### PROBLEM REQUIREMENTS
Retype the whole listing, please, keeping every line exact and dropping the pictures.

### DATA
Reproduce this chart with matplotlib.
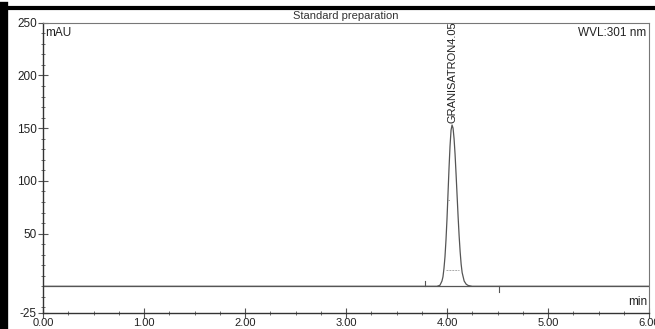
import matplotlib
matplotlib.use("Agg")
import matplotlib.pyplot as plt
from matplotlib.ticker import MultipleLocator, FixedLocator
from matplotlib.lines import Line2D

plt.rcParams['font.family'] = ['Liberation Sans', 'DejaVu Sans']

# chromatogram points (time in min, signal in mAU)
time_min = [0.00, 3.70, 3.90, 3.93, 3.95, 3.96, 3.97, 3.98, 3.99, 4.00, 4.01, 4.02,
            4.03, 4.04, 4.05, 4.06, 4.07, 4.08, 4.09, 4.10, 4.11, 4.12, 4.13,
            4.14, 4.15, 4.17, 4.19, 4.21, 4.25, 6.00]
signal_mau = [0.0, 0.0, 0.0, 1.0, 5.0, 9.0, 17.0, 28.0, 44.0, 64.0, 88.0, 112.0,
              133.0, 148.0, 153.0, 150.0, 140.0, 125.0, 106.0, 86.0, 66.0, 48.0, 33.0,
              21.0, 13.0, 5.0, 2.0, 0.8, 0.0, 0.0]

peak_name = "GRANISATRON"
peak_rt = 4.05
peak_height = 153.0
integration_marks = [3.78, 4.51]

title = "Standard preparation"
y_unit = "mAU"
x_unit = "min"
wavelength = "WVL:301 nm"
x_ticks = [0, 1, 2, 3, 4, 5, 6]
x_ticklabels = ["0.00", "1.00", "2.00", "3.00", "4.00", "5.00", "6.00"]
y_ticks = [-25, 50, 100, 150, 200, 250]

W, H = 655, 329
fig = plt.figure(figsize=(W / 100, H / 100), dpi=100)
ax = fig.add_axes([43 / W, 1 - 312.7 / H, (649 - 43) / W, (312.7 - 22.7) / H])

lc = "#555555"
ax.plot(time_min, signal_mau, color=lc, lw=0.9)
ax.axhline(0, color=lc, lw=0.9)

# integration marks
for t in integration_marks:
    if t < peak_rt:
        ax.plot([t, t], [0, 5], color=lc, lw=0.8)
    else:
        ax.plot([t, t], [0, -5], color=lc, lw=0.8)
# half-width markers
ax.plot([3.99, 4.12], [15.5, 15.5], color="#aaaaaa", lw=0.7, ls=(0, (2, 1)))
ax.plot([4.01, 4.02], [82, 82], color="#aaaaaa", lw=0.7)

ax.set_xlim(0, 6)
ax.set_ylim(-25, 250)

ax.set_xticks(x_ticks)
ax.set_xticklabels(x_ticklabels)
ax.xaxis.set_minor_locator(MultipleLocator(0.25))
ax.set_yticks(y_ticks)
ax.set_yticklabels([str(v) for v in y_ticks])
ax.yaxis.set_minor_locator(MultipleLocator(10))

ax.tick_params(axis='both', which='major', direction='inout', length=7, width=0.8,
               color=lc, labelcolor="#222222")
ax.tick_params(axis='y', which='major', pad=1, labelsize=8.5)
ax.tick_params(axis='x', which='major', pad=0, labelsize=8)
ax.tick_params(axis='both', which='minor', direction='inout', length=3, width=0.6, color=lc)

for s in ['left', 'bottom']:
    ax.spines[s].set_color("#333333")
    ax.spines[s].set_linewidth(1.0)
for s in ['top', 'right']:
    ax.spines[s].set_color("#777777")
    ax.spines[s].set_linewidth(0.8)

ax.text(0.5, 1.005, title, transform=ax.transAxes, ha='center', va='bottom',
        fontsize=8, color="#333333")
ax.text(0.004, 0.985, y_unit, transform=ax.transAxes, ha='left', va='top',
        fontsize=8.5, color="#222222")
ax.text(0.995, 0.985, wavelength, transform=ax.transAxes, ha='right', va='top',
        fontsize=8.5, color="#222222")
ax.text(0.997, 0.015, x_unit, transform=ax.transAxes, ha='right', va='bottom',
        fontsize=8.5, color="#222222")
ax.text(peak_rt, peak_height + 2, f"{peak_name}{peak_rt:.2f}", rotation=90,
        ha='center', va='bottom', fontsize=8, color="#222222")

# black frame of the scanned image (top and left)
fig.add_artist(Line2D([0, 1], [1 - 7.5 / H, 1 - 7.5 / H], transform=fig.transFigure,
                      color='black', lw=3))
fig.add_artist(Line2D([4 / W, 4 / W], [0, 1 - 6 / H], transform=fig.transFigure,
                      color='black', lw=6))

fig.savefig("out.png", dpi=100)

### RESULT
Reproduce this chart with matplotlib.
import matplotlib
matplotlib.use("Agg")
import matplotlib.pyplot as plt
from matplotlib.ticker import MultipleLocator, FixedLocator
from matplotlib.lines import Line2D

plt.rcParams['font.family'] = ['Liberation Sans', 'DejaVu Sans']

# chromatogram points (time in min, signal in mAU)
time_min = [0.00, 3.70, 3.90, 3.93, 3.95, 3.96, 3.97, 3.98, 3.99, 4.00, 4.01, 4.02,
            4.03, 4.04, 4.05, 4.06, 4.07, 4.08, 4.09, 4.10, 4.11, 4.12, 4.13,
            4.14, 4.15, 4.17, 4.19, 4.21, 4.25, 6.00]
signal_mau = [0.0, 0.0, 0.0, 1.0, 5.0, 9.0, 17.0, 28.0, 44.0, 64.0, 88.0, 112.0,
              133.0, 148.0, 153.0, 150.0, 140.0, 125.0, 106.0, 86.0, 66.0, 48.0, 33.0,
              21.0, 13.0, 5.0, 2.0, 0.8, 0.0, 0.0]

peak_name = "GRANISATRON"
peak_rt = 4.05
peak_height = 153.0
integration_marks = [3.78, 4.51]

title = "Standard preparation"
y_unit = "mAU"
x_unit = "min"
wavelength = "WVL:301 nm"
x_ticks = [0, 1, 2, 3, 4, 5, 6]
x_ticklabels = ["0.00", "1.00", "2.00", "3.00", "4.00", "5.00", "6.00"]
y_ticks = [-25, 50, 100, 150, 200, 250]

W, H = 655, 329
fig = plt.figure(figsize=(W / 100, H / 100), dpi=100)
ax = fig.add_axes([43 / W, 1 - 312.7 / H, (649 - 43) / W, (312.7 - 22.7) / H])

lc = "#555555"
ax.plot(time_min, signal_mau, color=lc, lw=0.9)
ax.axhline(0, color=lc, lw=0.9)

# integration marks
for t in integration_marks:
    if t < peak_rt:
        ax.plot([t, t], [0, 5], color=lc, lw=0.8)
    else:
        ax.plot([t, t], [0, -5], color=lc, lw=0.8)
# half-width markers
ax.plot([3.99, 4.12], [15.5, 15.5], color="#aaaaaa", lw=0.7, ls=(0, (2, 1)))
ax.plot([4.01, 4.02], [82, 82], color="#aaaaaa", lw=0.7)

ax.set_xlim(0, 6)
ax.set_ylim(-25, 250)

ax.set_xticks(x_ticks)
ax.set_xticklabels(x_ticklabels)
ax.xaxis.set_minor_locator(MultipleLocator(0.25))
ax.set_yticks(y_ticks)
ax.set_yticklabels([str(v) for v in y_ticks])
ax.yaxis.set_minor_locator(MultipleLocator(10))

ax.tick_params(axis='both', which='major', direction='inout', length=7, width=0.8,
               color=lc, labelcolor="#222222")
ax.tick_params(axis='y', which='major', pad=1, labelsize=8.5)
ax.tick_params(axis='x', which='major', pad=0, labelsize=8)
ax.tick_params(axis='both', which='minor', direction='inout', length=3, width=0.6, color=lc)

for s in ['left', 'bottom']:
    ax.spines[s].set_color("#333333")
    ax.spines[s].set_linewidth(1.0)
for s in ['top', 'right']:
    ax.spines[s].set_color("#777777")
    ax.spines[s].set_linewidth(0.8)

ax.text(0.5, 1.005, title, transform=ax.transAxes, ha='center', va='bottom',
        fontsize=8, color="#333333")
ax.text(0.004, 0.985, y_unit, transform=ax.transAxes, ha='left', va='top',
        fontsize=8.5, color="#222222")
ax.text(0.995, 0.985, wavelength, transform=ax.transAxes, ha='right', va='top',
        fontsize=8.5, color="#222222")
ax.text(0.997, 0.015, x_unit, transform=ax.transAxes, ha='right', va='bottom',
        fontsize=8.5, color="#222222")
ax.text(peak_rt, peak_height + 2, f"{peak_name}{peak_rt:.2f}", rotation=90,
        ha='center', va='bottom', fontsize=8, color="#222222")

# black frame of the scanned image (top and left)
fig.add_artist(Line2D([0, 1], [1 - 7.5 / H, 1 - 7.5 / H], transform=fig.transFigure,
                      color='black', lw=3))
fig.add_artist(Line2D([4 / W, 4 / W], [0, 1 - 6 / H], transform=fig.transFigure,
                      color='black', lw=6))

fig.savefig("out.png", dpi=100)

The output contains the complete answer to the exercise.